BY KRISTEN BUCKLES
The Greene County School System's Long-Range Planning Committee identified just over $800,000 in infrastructure needs that the committee will ask the County Board of Education to fund this year.
The committee met on Tuesday to review needs compiled by David McLain, assistant director of operations and academic services for the school system, and by Maintenance Director David Myers.
The "top priority" list presented to the committee totaled just over $1 million and did not include any needs for technology.
The Board of Education previously paid for both capital projects and technology needs out of any remaining revenues or savings at the end of the school year.
Last year, however, the board agreed to pull $700,000 at mid-year from their undesignated fund balance, or savings, for capital improvements.
Myers explained that taking that action allows the system to act ahead of time to receive and approve bids and be ready to complete projects over the summer.
He requested Tuesday that the board once again follow this practice by settling on a capital projects budget in December.
The committee, composed of Chairman Nathan Brown and board members Kathy Austin and Tommy Cobble, agreed to present their recommendations to the full school board during their November retreat.
However, Austin expressed some concern with budgeting a large amount of money from the undesignated fund balance so early in the year, before the board members know how the current fiscal year will close and whether there will be a projected shortfall in the 2014-2015 county school budget.
FUND BALANCE DISCUSSED
The committee estimated that the school system's savings at the end of the 2012-2013 fiscal year stood at $2.8 million.
"We could take up to $900,000 [for capital projects] to be at the same level as last year," Brown said.
This statement was in reference to the $1.9 million that remained in the county school system's savings after the board approved spending $700,000 on capital projects last year.
Austin recommended that this year's spending on capital projects should be kept close to only $450,000, in order to "keep a safety net for other items."
Brown agreed that spending the full $900,000 might not be in the system's best interests.
"I wouldn't necessarily feel comfortable using the whole $900,000," Brown said. "Maybe $700,000-something."
McLain recommended that the committee go through the recommended items, which Myers detailed, and make a list that could be summarized as: "It has to be done."
The committee did go through the list of recommendations and designate the ones that were essential to be carried out.
This top-priority list included all safety improvements, including safety entrances at the three schools that do not yet have them (Glenwood, Nolachuckey and the T.H. McNeese Educational Center), as well as magnetic entry buzzer systems for any school that does not yet have one, and a number of exterior door replacements.
Other items on the top-priority list included floor-tiling repairs, roofing, plumbing, HVAC replacement and more.

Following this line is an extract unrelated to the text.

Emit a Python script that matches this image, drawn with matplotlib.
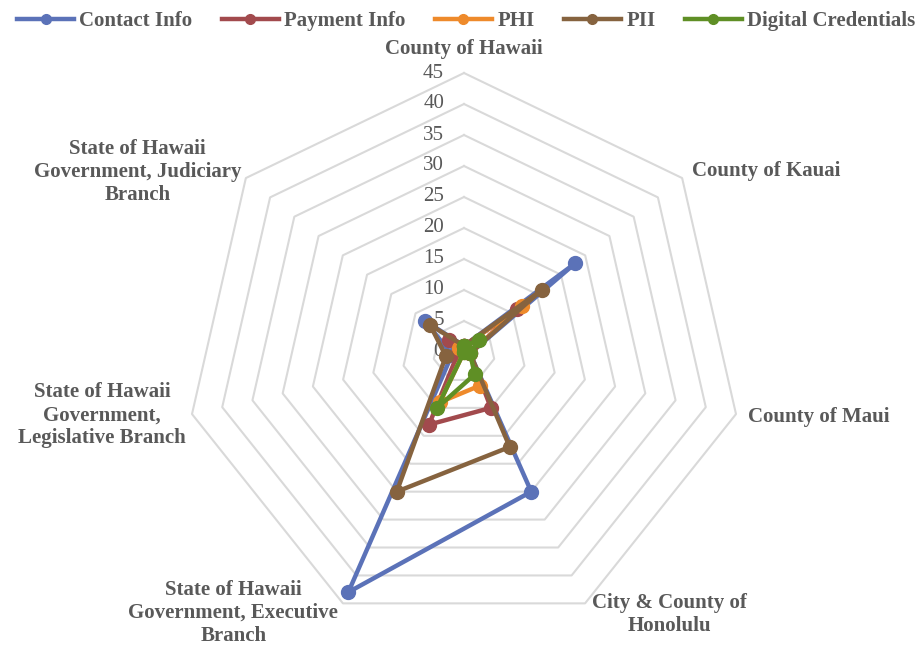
import numpy as np
import matplotlib
matplotlib.use("Agg")
import matplotlib.pyplot as plt
from matplotlib.lines import Line2D
from matplotlib.transforms import offset_copy

categories = [
    "County of Hawaii",
    "County of Kauai",
    "County of Maui",
    "City & County of\nHonolulu",
    "State of Hawaii\nGovernment, Executive\nBranch",
    "State of Hawaii\nGovernment,\nLegislative Branch",
    "State of Hawaii\nGovernment, Judiciary\nBranch",
]
series_names = ["Contact Info", "Payment Info", "PHI", "PII", "Digital Credentials"]
contact_info = [1, 23, 1, 25, 43, 2, 8]
payment_info = [1, 11, 1, 10, 13, 1, 3]
phi = [1, 12, 1, 6, 9, 0, 1]
pii = [1, 16, 1, 17, 25, 3, 7]
digital_credentials = [1, 3, 1, 4, 10, 0, 0]
tick_values = [0, 5, 10, 15, 20, 25, 30, 35, 40, 45]

colors = ["#5b72b8", "#a24a4d", "#ee8a2b", "#86633f", "#5f8f25"]
series = [contact_info, payment_info, phi, pii, digital_credentials]

W, H = 923, 649
fig = plt.figure(figsize=(W / 100, H / 100), dpi=100)
cx, cy, R = 464, 352, 279
ax = fig.add_axes([(cx - R) / W, (H - cy - R) / H, 2 * R / W, 2 * R / H], projection="polar")
ax.set_theta_offset(np.pi / 2)
ax.set_theta_direction(-1)
ax.set_ylim(0, 45)
ax.grid(False)
ax.spines["polar"].set_visible(False)
ax.set_xticks([])
ax.set_yticks([])
ax.patch.set_alpha(0)

n = len(categories)
angles = np.arange(n) * 2 * np.pi / n
closed = np.concatenate([angles, angles[:1]])

# polygon gridlines
for t in tick_values[1:]:
    ax.plot(closed, [t] * (n + 1), color="#d9d9d9", lw=1.5, zorder=1, clip_on=False)

# tick labels
trans = offset_copy(ax.transData, fig=fig, x=-20, y=0, units="dots")
for t in tick_values:
    ax.text(0, t, str(t), transform=trans, ha="right", va="center",
            fontsize=15, family="Liberation Serif", color="#595959", zorder=2)

# data
for name, vals, c in zip(series_names, series, colors):
    v = list(vals) + [vals[0]]
    ax.plot(closed, v, color=c, lw=3.2, marker="o", markersize=10,
            solid_joinstyle="round", label=name, zorder=3, clip_on=False)

# category labels
label_props = dict(fontsize=15, family="Liberation Serif", fontweight="bold",
                   color="#595959", multialignment="center", linespacing=1.2)
placements = [
    (48.8, "center", "center"),
    (46.0, "left", "center"),
    (46.0, "left", "center"),
    (46.0, "left", "center"),
    (46.0, "right", "center"),
    (46.0, "right", "center"),
    (46.0, "right", "center"),
]
offsets = [(0, 0), (5, 3), (6, -2), (4, -6), (-2, -4), (0, 0), (0, 2)]
for a, lab, (r, ha, va), (ox, oy) in zip(angles, categories, placements, offsets):
    tr = offset_copy(ax.transData, fig=fig, x=ox, y=oy, units="dots")
    ax.text(a, r, lab, transform=tr, ha=ha, va=va, clip_on=False, **label_props)

handles = [Line2D([], [], color=c, lw=3.2, marker="o", markersize=7) for c in colors]
leg = fig.legend(handles, series_names, loc="upper center", bbox_to_anchor=(0.505, 1.012),
                 ncol=5, frameon=False, handlelength=2.75, handletextpad=0.25,
                 columnspacing=1.4,
                 prop={"family": "Liberation Serif", "weight": "bold", "size": 15})
for t in leg.get_texts():
    t.set_color("#595959")

fig.savefig("out.png", dpi=100)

The committee debated whether to carry out plumbing at Baileyton Elementary School or in the West Greene High School kitchen.
Both items made their top-priority list, but the committee later said it may be best to only fix Baileyton this year, since that plumbing dates from the 1930s.
The plumbing at West Greene dates from the 1960s.
Other items that were debated included installing air conditioning in two coaches' offices at North Greene High School and updating a science lab there as well.
Myers said that two of the six laboratory tables in the science classroom went "missing" under a prior principal.
But he would only say that it was not when McLain was principal and that he did not know details or when the laboratory tables were discovered missing.
Replacement costs were estimated at $12,000.
The committee concluded that they would take their list of needs to the board during their Nov. 19 retreat.
2012-2013 TOP PRIORITIES
Members also briefly reviewed items from last year's top-priority list.
Austin praised Myers and McLain for creating a list of this year's important capital needs that is very close to last year's second tier of items, which did not get addressed last year.
She did express concern that the HVAC system installation begun at West Greene High School was converted to natural gas instead of the electric system the school board originally approved.
Although school board members did discuss potential long-term savings from converting the HVAC system from electricity to natural gas, making the change was never brought to the board for a vote, Austin said.
Myers reported that the end cost for a natural gas-based HVAC system was $50,000 higher than the original cost estimate for an electricity-based system.
"Be sure if we discuss something that we bring it before the board and vote on it," Brown agreed.
"I want to make sure that we get things done the way that they need to be going forward."